The Treaty as it stands has sown the world with fresh discord, and ultimately can lead to nothing but repudiation and revenge. Still further, the Treaty as it stands is unworkable. Already it shows signs of breaking down under the weight of its own contradictions. By demanding too much it bids fair to create a situation in which nothing will be obtainable. It is not business to tell a bankrupt he must pay thirty shillings in the pound, and at the same time sit on his head so as to make it impossible for him to earn thirty pence. If a bankrupt is to discharge his debts, he must be put into a position to earn. If he is to be loaded with chains, that spectacle may have its own satisfaction, but it will not produce money on the credit side. A hungry bankrupt Germany cannot work to pay off the indemnity on which France has just claim. If Europe crumbles further; if Bolshevism finds a new recruiting ground in the anger and despair of a whole people—where is France likely to stand in this matter of payment?
We must in common fairness recognise how serious are the difficulties even of a well-intentioned German Government in carrying out the demands it has to meet. The people as a whole are inexperienced politically. The nation has had no training in self-government. It has been run in the past by a highly efficient bureaucracy saturated in autocratic and Bismarckian traditions. To-day the old machinery of government is in ruins. We cannot expect that Germany with a wave of the wand can suddenly produce public men and civil servants of the type with which we are familiar. The cry that the government is in the hands of men “steeped in militarism” is far from untrue. The real problem, however, is to find men of any sort of training or experience in government work outside the close ring of Prussianism. Inevitably the public has to rely, anyway for the present, on officials trained in the old theory that a lie was a virtue so long as it served the State.
From this grave disadvantage there is no immediate escape, and the circumstance calls for special vigilance and care in our relations with the German official classes. We can, however, help or hinder the growth of another spirit. In so far as we support a democratically constituted German Government and give it some encouragement and consideration, we shall tend to produce men of a new type. But if these early steps in democratic government are at each stage to be associated with rebuffs and humiliations, we play straight, as I have pointed out in an earlier chapter, into the hands of the military party. The old gang, though they dare not raise their heads at the moment, are a compact body among themselves, and desire nothing so ardently as the failure of constitutional government in Germany. We cannot expect German mentality to be changed in a night. The new forces must be given time and space in which to develop.
Further, they must be given encouragement.
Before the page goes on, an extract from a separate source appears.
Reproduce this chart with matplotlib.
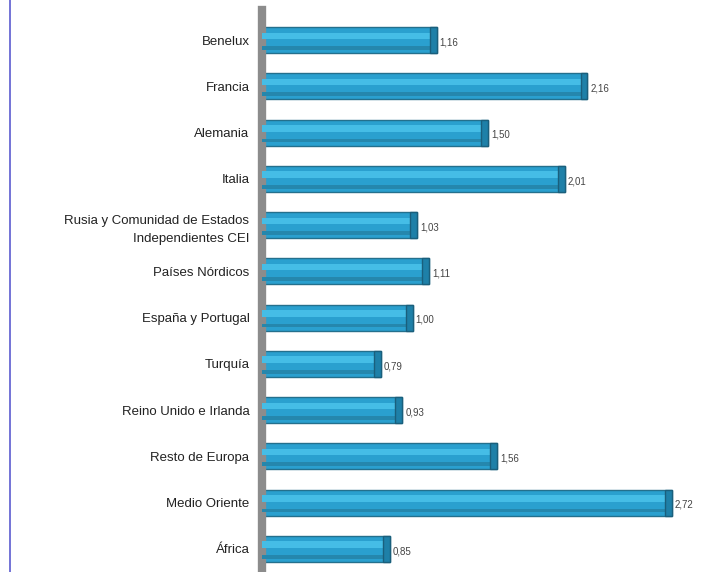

The situation in Germany to-day is in many respects dark and difficult. The reactionary forces are entrenched strongly in more than one direction. We must not ignore the evil influence of some tens of thousands of embittered and irreconcilable soldiers and of certain officials of the old régime, whose careers have been broken and who have nothing to hope from any constitution acceptable to the democratic mind of Europe. Again, the old fire-eating doctrines are still to the fore at many centres of education and have an unfortunate influence on the student life—a serious fact borne out by much evidence. Thirdly, there is the danger of the irrecoverable rifle in the back garden—an impossible administrative problem, as we have found to our cost in Ireland. Undesirable factors of this character will have proportionate weight in Germany just so far as the spirit of unrest and despair spreads through the people. They can only be reduced to insignificance through the establishment of an ordered and settled government which is in a position to maintain a decent level of life for the nation, and a life consistent with a fair measure of national self-respect.
The revision of the Peace Treaty on lines which will bring it into harmony with enduring principles of justice and right is the crying need of the hour. A practical point in connection with the present situation should not be overlooked. The Germans know as well as we do that modifications of the Treaty are inevitable. So long, however, as the present unhappy instrument holds the field, the doubtful clauses offer a most undesirable scope for duplicity and intrigue. The men of the old tradition to whom I have just referred are experts in fishing in troubled waters. They have sufficient skill to play off Allied scruples and hesitations one against another. What we should aim at is a Treaty just and reasonable in its demands, stripped of provisions which involve exasperating administrative problems. Above all, the Treaty should be revised to command the moral assent of the Allied democracies, an assent wholly lacking in the case of the Treaty of Versailles. Then the provisions should be enforced rigidly, and the German Government made plainly to understand that there is to be neither humbug nor shirking about their fulfilment. There cannot be two opinions about Germany making the fullest material restitution in her power for injuries done. Opinions may and do differ fundamentally as to the manner and spirit in which these claims should be put forward.
If politicians and statesmen turn a deaf ear to the cry of a world in distress and to a growing demand that the policies pursued should be reasonable and constructive, the voice of the people themselves swelling in volume bids fair to overwhelm all triflers with peace. For despite the bluster of the fire-eaters and a Press which encourages their empty violence, the world is sick of blood and strife. Germany has suffered such a defeat as history has never known. Sixty millions of people, however, virile, disciplined, hard-working, cannot be obliterated from the map. Greatly though certain zealots may desire the complete annihilation of the German tribes, vapourings of this kind are remote from the realm of practical politics. The statesmanship which at the moment haunts the Chancellories of Europe would not appear to be of very high quality. But statesmanship of an order infinitely higher might well recoil appalled from such problems as would result from any general collapse of the German Government and people.